Task prompt
Pictures stay out of the copy; set down each line of the listing below exactly.

________________________

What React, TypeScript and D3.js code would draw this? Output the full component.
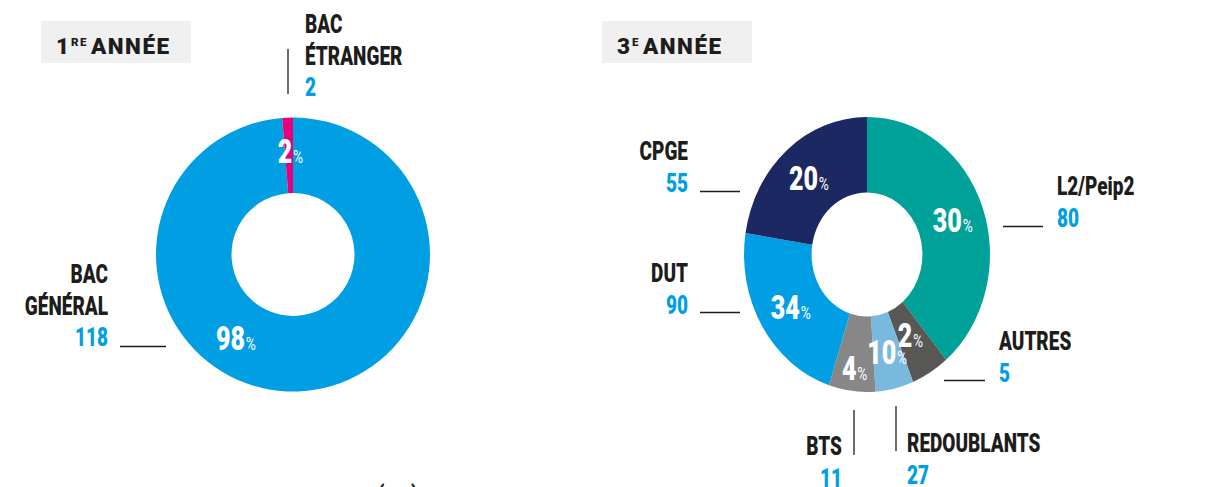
import React from "react";
import * as d3 from "d3";

// ---------- DATA ----------
const firstYearCategories = ["BAC GÉNÉRAL", "BAC ÉTRANGER"];
const firstYearCounts = [118, 2];
const firstYearPercents = [98, 2];
// slice sweep (degrees) as drawn in the picture
const firstYearSweep = [355.5, 4.5];

const thirdYearCategories = ["L2/Peip2", "AUTRES", "REDOUBLANTS", "BTS", "DUT", "CPGE"];
const thirdYearCounts = [80, 5, 27, 11, 90, 55];
const thirdYearPercents = [30, 2, 10, 4, 34, 20];
// slice sweep (degrees) as drawn in the picture
const thirdYearSweep = [140, 18, 18, 22, 81, 81];

const titles = ["1RE ANNÉE", "3E ANNÉE"];

// ---------- STYLE / LAYOUT ----------
const firstColors = ["#009fe3", "#e6007e"];
const thirdColors = ["#00a199", "#575756", "#7ab9de", "#878787", "#009fe3", "#1b2861"];
const BLUE = "#009fe3";
const INK = "#1d1d1b";
const COND = "Roboto, 'Liberation Sans', sans-serif";
const SQUEEZE = 0.76;
const TITLE_FONT = "Roboto, 'Open Sans', sans-serif";

type LabelLayout = {
  x: number;
  y: number; // baseline of first name line
  anchor: "start" | "end";
  lines: string[];
  line: [number, number, number, number];
};

const firstLabels: LabelLayout[] = [
  { x: 108, y: 283, anchor: "end", lines: ["BAC", "GÉNÉRAL"], line: [120, 346.5, 166, 346.5] },
  { x: 305, y: 33, anchor: "start", lines: ["BAC", "ÉTRANGER"], line: [288, 49, 288, 94] },
];
const thirdLabels: LabelLayout[] = [
  { x: 1057, y: 195, anchor: "start", lines: ["L2/Peip2"], line: [1003, 226.5, 1043, 226.5] },
  { x: 999, y: 350, anchor: "start", lines: ["AUTRES"], line: [944, 380.5, 985, 380.5] },
  { x: 907, y: 452, anchor: "start", lines: ["REDOUBLANTS"], line: [896, 406, 896, 451] },
  { x: 842, y: 455, anchor: "end", lines: ["BTS"], line: [854, 410, 854, 455] },
  { x: 688, y: 282, anchor: "end", lines: ["DUT"], line: [700, 312.5, 740, 312.5] },
  { x: 688, y: 160, anchor: "end", lines: ["CPGE"], line: [700, 191.5, 740, 191.5] },
];

// percent label polar placement: [angleDeg | null (=centroid), radius]
const firstPctPlace: [number | null, number][] = [[214.5, 101], [-1.5, 104]];
const thirdPctPlace: [number | null, number][] = [
  [null, 102], [null, 94], [null, 100], [null, 114], [null, 100], [null, 100],
];

const LINE_GAP = 31.5;

function CText({
  x, y, anchor = "start", children, ...rest
}: { x: number; y: number; anchor?: string; children: React.ReactNode; [k: string]: any }) {
  return (
    <text transform={`translate(${x},${y}) scale(${SQUEEZE},1)`} textAnchor={anchor} {...rest}>
      {children}
    </text>
  );
}

function Donut({
  cx, cy, rOuter, rInner, sx, sweep, colors, percents, place,
}: {
  cx: number; cy: number; rOuter: number; rInner: number; sx: number;
  sweep: number[]; colors: string[]; percents: number[]; place: [number | null, number][];
}) {
  const pie = d3.pie<number>().sort(null).value((d) => d).startAngle(0).endAngle(2 * Math.PI);
  const arcs = pie(sweep);
  const arc = d3.arc<d3.PieArcDatum<number>>().innerRadius(rInner).outerRadius(rOuter);
  return (
    <g>
      <g transform={`translate(${cx},${cy}) scale(${sx},1)`}>
        {arcs.map((a, i) => (
          <path key={i} d={arc(a) || ""} fill={colors[i]} />
        ))}
      </g>
      {arcs.map((a, i) => {
        const [deg, r] = place[i];
        const ang = deg === null ? (a.startAngle + a.endAngle) / 2 : (deg * Math.PI) / 180;
        const x = cx + Math.sin(ang) * r * sx;
        const y = cy - Math.cos(ang) * r;
        return (
          <CText key={i} x={x} y={y + 12} anchor="middle" fill="#fff" fontFamily={COND}>
            <tspan fontSize={33} fontWeight={900}>{percents[i]}</tspan>
            <tspan fontSize={18} fontWeight={400} dx={1}>%</tspan>
          </CText>
        );
      })}
    </g>
  );
}

function Labels({ labels, counts }: { labels: LabelLayout[]; counts: number[] }) {
  return (
    <g fontFamily={COND} fontWeight={900} fontSize={25}>
      {labels.map((l, i) => (
        <g key={i}>
          <line x1={l.line[0]} y1={l.line[1]} x2={l.line[2]} y2={l.line[3]} stroke={INK} strokeWidth={1.3} />
          {l.lines.map((s, j) => (
            <CText key={j} x={l.x} y={l.y + j * LINE_GAP} anchor={l.anchor} fill={INK}>
              {s}
            </CText>
          ))}
          <CText x={l.x} y={l.y + l.lines.length * LINE_GAP} anchor={l.anchor} fill={BLUE}>
            {counts[i]}
          </CText>
        </g>
      ))}
    </g>
  );
}

function Title({ x, w, label }: { x: number; w: number; label: string }) {
  const first = label.split(" ")[0];
  const rest = label.slice(first.length + 1);
  const digit = first[0];
  const sup = first.slice(1);
  return (
    <g>
      <rect x={x} y={21} width={w} height={42} fill="#f0f0f0" />
      <text x={x + 15} y={54} fontFamily={TITLE_FONT} fontWeight={900} fontSize={22.5} fill={INK} letterSpacing={1.5}>
        <tspan>{digit}</tspan>
        <tspan fontSize={11.5} dy={-8} dx={0.5}>{sup}</tspan>
        <tspan dy={8} dx={3}>{rest}</tspan>
      </text>
    </g>
  );
}

export default function App() {
  return (
    <div style={{ position: "absolute", left: 0, top: 0, width: 1222, height: 487, overflow: "hidden", background: "#fff" }}>
      <svg width={1222} height={487} style={{ display: "block" }}>
        <rect width={1222} height={487} fill="#fff" />
        <Title x={41} w={150} label={titles[0]} />
        <Title x={602} w={150} label={titles[1]} />

        <Donut
          cx={293} cy={254.5} rOuter={137} rInner={61.5} sx={1}
          sweep={firstYearSweep} colors={firstColors} percents={firstYearPercents} place={firstPctPlace}
        />
        <Labels labels={firstLabels} counts={firstYearCounts} />

        <Donut
          cx={867} cy={254.5} rOuter={137.5} rInner={62} sx={0.8945}
          sweep={thirdYearSweep} colors={thirdColors} percents={thirdYearPercents} place={thirdPctPlace}
        />
        <Labels labels={thirdLabels} counts={thirdYearCounts} />

        {/* cut-off caption at bottom edge */}
        <CText x={377} y={505} fontFamily={COND} fontWeight={700} fontSize={28} fill={INK}>(</CText>
        <CText x={411} y={505} fontFamily={COND} fontWeight={700} fontSize={28} fill={INK}>)</CText>
        <title>{firstYearCategories.concat(thirdYearCategories).join(", ")}</title>
      </svg>
    </div>
  );
}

________________________

Correct response
What React, TypeScript and D3.js code would draw this? Output the full component.
import React from "react";
import * as d3 from "d3";

// ---------- DATA ----------
const firstYearCategories = ["BAC GÉNÉRAL", "BAC ÉTRANGER"];
const firstYearCounts = [118, 2];
const firstYearPercents = [98, 2];
// slice sweep (degrees) as drawn in the picture
const firstYearSweep = [355.5, 4.5];

const thirdYearCategories = ["L2/Peip2", "AUTRES", "REDOUBLANTS", "BTS", "DUT", "CPGE"];
const thirdYearCounts = [80, 5, 27, 11, 90, 55];
const thirdYearPercents = [30, 2, 10, 4, 34, 20];
// slice sweep (degrees) as drawn in the picture
const thirdYearSweep = [140, 18, 18, 22, 81, 81];

const titles = ["1RE ANNÉE", "3E ANNÉE"];

// ---------- STYLE / LAYOUT ----------
const firstColors = ["#009fe3", "#e6007e"];
const thirdColors = ["#00a199", "#575756", "#7ab9de", "#878787", "#009fe3", "#1b2861"];
const BLUE = "#009fe3";
const INK = "#1d1d1b";
const COND = "Roboto, 'Liberation Sans', sans-serif";
const SQUEEZE = 0.76;
const TITLE_FONT = "Roboto, 'Open Sans', sans-serif";

type LabelLayout = {
  x: number;
  y: number; // baseline of first name line
  anchor: "start" | "end";
  lines: string[];
  line: [number, number, number, number];
};

const firstLabels: LabelLayout[] = [
  { x: 108, y: 283, anchor: "end", lines: ["BAC", "GÉNÉRAL"], line: [120, 346.5, 166, 346.5] },
  { x: 305, y: 33, anchor: "start", lines: ["BAC", "ÉTRANGER"], line: [288, 49, 288, 94] },
];
const thirdLabels: LabelLayout[] = [
  { x: 1057, y: 195, anchor: "start", lines: ["L2/Peip2"], line: [1003, 226.5, 1043, 226.5] },
  { x: 999, y: 350, anchor: "start", lines: ["AUTRES"], line: [944, 380.5, 985, 380.5] },
  { x: 907, y: 452, anchor: "start", lines: ["REDOUBLANTS"], line: [896, 406, 896, 451] },
  { x: 842, y: 455, anchor: "end", lines: ["BTS"], line: [854, 410, 854, 455] },
  { x: 688, y: 282, anchor: "end", lines: ["DUT"], line: [700, 312.5, 740, 312.5] },
  { x: 688, y: 160, anchor: "end", lines: ["CPGE"], line: [700, 191.5, 740, 191.5] },
];

// percent label polar placement: [angleDeg | null (=centroid), radius]
const firstPctPlace: [number | null, number][] = [[214.5, 101], [-1.5, 104]];
const thirdPctPlace: [number | null, number][] = [
  [null, 102], [null, 94], [null, 100], [null, 114], [null, 100], [null, 100],
];

const LINE_GAP = 31.5;

function CText({
  x, y, anchor = "start", children, ...rest
}: { x: number; y: number; anchor?: string; children: React.ReactNode; [k: string]: any }) {
  return (
    <text transform={`translate(${x},${y}) scale(${SQUEEZE},1)`} textAnchor={anchor} {...rest}>
      {children}
    </text>
  );
}

function Donut({
  cx, cy, rOuter, rInner, sx, sweep, colors, percents, place,
}: {
  cx: number; cy: number; rOuter: number; rInner: number; sx: number;
  sweep: number[]; colors: string[]; percents: number[]; place: [number | null, number][];
}) {
  const pie = d3.pie<number>().sort(null).value((d) => d).startAngle(0).endAngle(2 * Math.PI);
  const arcs = pie(sweep);
  const arc = d3.arc<d3.PieArcDatum<number>>().innerRadius(rInner).outerRadius(rOuter);
  return (
    <g>
      <g transform={`translate(${cx},${cy}) scale(${sx},1)`}>
        {arcs.map((a, i) => (
          <path key={i} d={arc(a) || ""} fill={colors[i]} />
        ))}
      </g>
      {arcs.map((a, i) => {
        const [deg, r] = place[i];
        const ang = deg === null ? (a.startAngle + a.endAngle) / 2 : (deg * Math.PI) / 180;
        const x = cx + Math.sin(ang) * r * sx;
        const y = cy - Math.cos(ang) * r;
        return (
          <CText key={i} x={x} y={y + 12} anchor="middle" fill="#fff" fontFamily={COND}>
            <tspan fontSize={33} fontWeight={900}>{percents[i]}</tspan>
            <tspan fontSize={18} fontWeight={400} dx={1}>%</tspan>
          </CText>
        );
      })}
    </g>
  );
}

function Labels({ labels, counts }: { labels: LabelLayout[]; counts: number[] }) {
  return (
    <g fontFamily={COND} fontWeight={900} fontSize={25}>
      {labels.map((l, i) => (
        <g key={i}>
          <line x1={l.line[0]} y1={l.line[1]} x2={l.line[2]} y2={l.line[3]} stroke={INK} strokeWidth={1.3} />
          {l.lines.map((s, j) => (
            <CText key={j} x={l.x} y={l.y + j * LINE_GAP} anchor={l.anchor} fill={INK}>
              {s}
            </CText>
          ))}
          <CText x={l.x} y={l.y + l.lines.length * LINE_GAP} anchor={l.anchor} fill={BLUE}>
            {counts[i]}
          </CText>
        </g>
      ))}
    </g>
  );
}

function Title({ x, w, label }: { x: number; w: number; label: string }) {
  const first = label.split(" ")[0];
  const rest = label.slice(first.length + 1);
  const digit = first[0];
  const sup = first.slice(1);
  return (
    <g>
      <rect x={x} y={21} width={w} height={42} fill="#f0f0f0" />
      <text x={x + 15} y={54} fontFamily={TITLE_FONT} fontWeight={900} fontSize={22.5} fill={INK} letterSpacing={1.5}>
        <tspan>{digit}</tspan>
        <tspan fontSize={11.5} dy={-8} dx={0.5}>{sup}</tspan>
        <tspan dy={8} dx={3}>{rest}</tspan>
      </text>
    </g>
  );
}

export default function App() {
  return (
    <div style={{ position: "absolute", left: 0, top: 0, width: 1222, height: 487, overflow: "hidden", background: "#fff" }}>
      <svg width={1222} height={487} style={{ display: "block" }}>
        <rect width={1222} height={487} fill="#fff" />
        <Title x={41} w={150} label={titles[0]} />
        <Title x={602} w={150} label={titles[1]} />

        <Donut
          cx={293} cy={254.5} rOuter={137} rInner={61.5} sx={1}
          sweep={firstYearSweep} colors={firstColors} percents={firstYearPercents} place={firstPctPlace}
        />
        <Labels labels={firstLabels} counts={firstYearCounts} />

        <Donut
          cx={867} cy={254.5} rOuter={137.5} rInner={62} sx={0.8945}
          sweep={thirdYearSweep} colors={thirdColors} percents={thirdYearPercents} place={thirdPctPlace}
        />
        <Labels labels={thirdLabels} counts={thirdYearCounts} />

        {/* cut-off caption at bottom edge */}
        <CText x={377} y={505} fontFamily={COND} fontWeight={700} fontSize={28} fill={INK}>(</CText>
        <CText x={411} y={505} fontFamily={COND} fontWeight={700} fontSize={28} fill={INK}>)</CText>
        <title>{firstYearCategories.concat(thirdYearCategories).join(", ")}</title>
      </svg>
    </div>
  );
}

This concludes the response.